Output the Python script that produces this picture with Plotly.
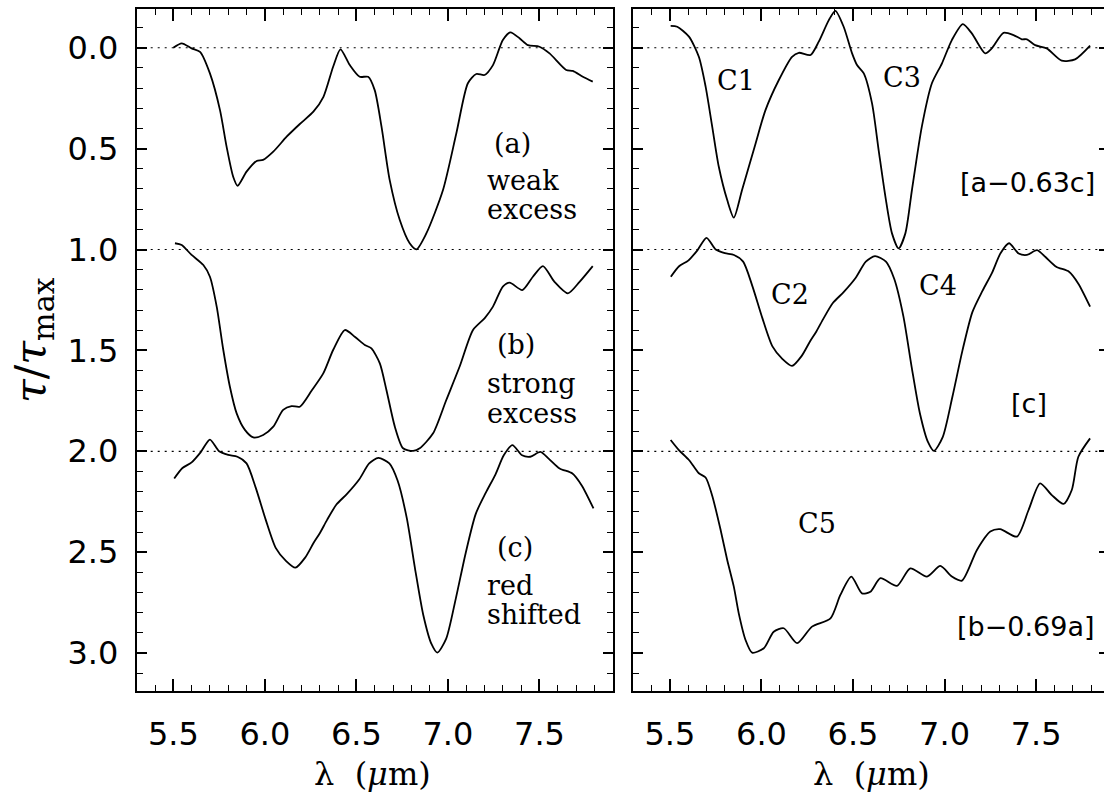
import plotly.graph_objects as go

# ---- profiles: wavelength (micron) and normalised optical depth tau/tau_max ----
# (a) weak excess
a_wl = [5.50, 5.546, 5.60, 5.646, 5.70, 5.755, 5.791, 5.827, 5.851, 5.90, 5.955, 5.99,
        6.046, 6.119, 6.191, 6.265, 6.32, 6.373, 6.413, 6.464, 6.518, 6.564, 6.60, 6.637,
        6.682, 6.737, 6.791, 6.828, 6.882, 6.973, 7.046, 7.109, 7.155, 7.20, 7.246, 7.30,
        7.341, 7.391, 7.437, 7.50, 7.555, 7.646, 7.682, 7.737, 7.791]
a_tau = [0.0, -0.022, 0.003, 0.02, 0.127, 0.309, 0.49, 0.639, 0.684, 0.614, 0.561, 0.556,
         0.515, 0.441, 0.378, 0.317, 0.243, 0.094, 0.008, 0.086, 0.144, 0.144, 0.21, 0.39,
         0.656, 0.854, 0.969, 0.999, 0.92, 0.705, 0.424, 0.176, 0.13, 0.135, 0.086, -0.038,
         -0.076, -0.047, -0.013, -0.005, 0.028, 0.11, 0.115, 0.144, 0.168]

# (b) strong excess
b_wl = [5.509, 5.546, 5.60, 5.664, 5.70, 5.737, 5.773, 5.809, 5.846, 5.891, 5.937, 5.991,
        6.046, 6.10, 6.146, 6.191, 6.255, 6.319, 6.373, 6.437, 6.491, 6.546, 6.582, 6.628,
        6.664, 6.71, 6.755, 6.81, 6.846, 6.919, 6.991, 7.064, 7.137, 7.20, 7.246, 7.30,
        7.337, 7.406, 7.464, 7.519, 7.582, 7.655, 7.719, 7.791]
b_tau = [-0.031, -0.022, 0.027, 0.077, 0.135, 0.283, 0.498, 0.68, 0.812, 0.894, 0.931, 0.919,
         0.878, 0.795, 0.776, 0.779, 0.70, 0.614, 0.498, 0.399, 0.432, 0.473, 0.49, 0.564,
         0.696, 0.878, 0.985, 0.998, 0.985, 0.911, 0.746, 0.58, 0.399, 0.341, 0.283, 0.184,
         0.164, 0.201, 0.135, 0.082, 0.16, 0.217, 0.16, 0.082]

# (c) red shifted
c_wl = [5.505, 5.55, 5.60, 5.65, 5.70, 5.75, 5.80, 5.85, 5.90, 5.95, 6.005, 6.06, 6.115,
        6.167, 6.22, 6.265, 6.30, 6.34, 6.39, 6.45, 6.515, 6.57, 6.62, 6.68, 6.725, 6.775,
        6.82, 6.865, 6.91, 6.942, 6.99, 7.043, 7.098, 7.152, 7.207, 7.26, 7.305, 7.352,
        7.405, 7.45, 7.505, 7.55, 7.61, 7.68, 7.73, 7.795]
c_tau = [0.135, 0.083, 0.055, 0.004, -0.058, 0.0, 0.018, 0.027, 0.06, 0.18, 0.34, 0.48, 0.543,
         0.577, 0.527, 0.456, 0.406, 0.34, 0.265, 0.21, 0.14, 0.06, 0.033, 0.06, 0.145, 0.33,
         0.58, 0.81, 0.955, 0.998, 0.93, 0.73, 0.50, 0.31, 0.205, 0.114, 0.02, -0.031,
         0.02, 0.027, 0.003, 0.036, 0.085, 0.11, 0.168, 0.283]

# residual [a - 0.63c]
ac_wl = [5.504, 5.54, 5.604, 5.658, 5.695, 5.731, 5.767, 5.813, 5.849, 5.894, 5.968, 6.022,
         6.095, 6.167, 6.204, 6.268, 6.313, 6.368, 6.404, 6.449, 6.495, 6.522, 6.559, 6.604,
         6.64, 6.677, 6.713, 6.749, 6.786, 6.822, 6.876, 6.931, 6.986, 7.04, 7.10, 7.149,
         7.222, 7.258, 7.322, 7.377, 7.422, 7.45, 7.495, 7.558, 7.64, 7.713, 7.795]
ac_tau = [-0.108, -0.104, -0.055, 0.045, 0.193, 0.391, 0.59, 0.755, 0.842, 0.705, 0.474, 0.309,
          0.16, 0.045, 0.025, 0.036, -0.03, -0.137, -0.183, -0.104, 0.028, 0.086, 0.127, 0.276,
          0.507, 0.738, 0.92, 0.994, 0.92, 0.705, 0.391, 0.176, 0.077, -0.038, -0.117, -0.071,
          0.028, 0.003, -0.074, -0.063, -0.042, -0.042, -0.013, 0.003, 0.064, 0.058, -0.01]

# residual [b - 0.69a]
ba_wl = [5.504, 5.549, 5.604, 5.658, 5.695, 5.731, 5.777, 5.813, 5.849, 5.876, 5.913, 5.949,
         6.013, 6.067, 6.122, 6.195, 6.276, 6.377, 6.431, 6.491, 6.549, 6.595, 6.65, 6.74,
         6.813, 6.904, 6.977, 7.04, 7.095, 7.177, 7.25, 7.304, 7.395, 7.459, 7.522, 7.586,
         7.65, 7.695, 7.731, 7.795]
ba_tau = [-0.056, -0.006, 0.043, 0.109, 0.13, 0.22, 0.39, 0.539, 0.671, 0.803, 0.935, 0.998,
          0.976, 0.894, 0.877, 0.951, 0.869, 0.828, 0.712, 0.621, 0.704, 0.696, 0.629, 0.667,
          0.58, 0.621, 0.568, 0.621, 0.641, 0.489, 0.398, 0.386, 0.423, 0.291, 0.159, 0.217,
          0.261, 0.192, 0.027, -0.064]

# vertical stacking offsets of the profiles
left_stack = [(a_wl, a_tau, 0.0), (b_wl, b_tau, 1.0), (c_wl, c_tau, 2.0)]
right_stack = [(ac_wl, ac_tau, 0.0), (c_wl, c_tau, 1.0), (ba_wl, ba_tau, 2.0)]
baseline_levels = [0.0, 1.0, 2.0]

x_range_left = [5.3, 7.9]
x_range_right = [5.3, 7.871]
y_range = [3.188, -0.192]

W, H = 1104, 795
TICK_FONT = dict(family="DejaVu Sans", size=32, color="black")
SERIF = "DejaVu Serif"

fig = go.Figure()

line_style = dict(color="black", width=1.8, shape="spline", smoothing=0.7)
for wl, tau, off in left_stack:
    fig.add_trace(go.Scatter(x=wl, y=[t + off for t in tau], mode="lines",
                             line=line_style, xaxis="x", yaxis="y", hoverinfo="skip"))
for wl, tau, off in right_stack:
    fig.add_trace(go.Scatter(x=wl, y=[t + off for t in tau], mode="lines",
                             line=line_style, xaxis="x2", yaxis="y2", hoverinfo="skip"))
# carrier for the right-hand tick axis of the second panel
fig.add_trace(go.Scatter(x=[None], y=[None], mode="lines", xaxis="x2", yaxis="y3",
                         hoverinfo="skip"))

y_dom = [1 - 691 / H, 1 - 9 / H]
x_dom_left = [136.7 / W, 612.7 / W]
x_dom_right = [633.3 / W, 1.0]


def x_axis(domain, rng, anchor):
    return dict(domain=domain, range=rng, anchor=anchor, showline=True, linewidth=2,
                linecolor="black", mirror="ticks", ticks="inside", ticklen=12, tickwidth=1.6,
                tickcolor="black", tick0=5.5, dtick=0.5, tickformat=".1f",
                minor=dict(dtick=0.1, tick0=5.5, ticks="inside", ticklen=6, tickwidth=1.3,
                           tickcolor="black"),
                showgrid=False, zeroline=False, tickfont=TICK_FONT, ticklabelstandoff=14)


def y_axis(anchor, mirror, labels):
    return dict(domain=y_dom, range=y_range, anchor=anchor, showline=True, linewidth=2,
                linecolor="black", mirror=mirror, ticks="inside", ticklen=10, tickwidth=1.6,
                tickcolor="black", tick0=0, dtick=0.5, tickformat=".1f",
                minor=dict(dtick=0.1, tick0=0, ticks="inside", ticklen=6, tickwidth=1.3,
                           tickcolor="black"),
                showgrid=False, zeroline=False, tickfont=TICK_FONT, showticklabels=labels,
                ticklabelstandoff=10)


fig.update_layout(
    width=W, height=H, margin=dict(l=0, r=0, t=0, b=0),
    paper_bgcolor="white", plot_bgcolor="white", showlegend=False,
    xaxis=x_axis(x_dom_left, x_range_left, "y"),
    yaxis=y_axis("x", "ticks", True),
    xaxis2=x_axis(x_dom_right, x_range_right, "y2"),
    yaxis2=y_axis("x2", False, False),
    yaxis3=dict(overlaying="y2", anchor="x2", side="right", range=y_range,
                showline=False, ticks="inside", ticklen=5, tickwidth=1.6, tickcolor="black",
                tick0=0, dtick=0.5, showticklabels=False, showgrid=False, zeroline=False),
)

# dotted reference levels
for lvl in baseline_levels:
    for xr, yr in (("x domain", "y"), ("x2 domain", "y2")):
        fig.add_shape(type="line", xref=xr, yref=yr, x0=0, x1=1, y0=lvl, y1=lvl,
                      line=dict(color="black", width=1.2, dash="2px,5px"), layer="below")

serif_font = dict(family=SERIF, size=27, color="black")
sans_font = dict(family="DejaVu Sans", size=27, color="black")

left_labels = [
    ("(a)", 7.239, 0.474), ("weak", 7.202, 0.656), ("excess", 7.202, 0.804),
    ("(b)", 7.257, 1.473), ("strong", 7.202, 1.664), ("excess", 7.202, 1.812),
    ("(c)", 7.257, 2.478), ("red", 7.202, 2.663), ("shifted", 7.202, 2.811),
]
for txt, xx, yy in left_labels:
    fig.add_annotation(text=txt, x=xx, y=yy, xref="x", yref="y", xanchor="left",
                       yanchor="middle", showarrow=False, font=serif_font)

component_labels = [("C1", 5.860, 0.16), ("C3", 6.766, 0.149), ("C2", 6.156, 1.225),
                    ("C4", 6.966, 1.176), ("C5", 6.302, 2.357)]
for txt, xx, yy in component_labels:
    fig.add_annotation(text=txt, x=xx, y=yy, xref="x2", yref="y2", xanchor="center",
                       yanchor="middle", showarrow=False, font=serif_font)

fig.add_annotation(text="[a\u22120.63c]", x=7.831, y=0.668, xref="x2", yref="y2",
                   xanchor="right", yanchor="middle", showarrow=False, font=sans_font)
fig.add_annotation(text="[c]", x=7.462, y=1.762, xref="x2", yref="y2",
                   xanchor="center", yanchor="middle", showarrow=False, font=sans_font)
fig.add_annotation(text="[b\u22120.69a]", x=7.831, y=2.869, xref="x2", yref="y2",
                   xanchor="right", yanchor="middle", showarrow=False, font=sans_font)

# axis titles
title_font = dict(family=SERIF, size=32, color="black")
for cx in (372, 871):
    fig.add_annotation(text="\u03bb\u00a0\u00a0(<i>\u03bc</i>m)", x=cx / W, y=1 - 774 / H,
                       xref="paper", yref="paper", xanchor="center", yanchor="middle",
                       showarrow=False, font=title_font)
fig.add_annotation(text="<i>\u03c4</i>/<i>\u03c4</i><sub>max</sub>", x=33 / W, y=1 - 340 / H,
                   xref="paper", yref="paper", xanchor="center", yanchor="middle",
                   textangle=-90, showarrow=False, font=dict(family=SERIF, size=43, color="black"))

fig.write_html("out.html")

---*---

● TASK OBJECTIVE: Begin at the top of the material above and output each line exactly, stopping after the line that holds "import plotly.graph_objects as go". Leave out pictures.

● RESULT OF THE TASK:
Output the Python script that produces this picture with Plotly.
import plotly.graph_objects as go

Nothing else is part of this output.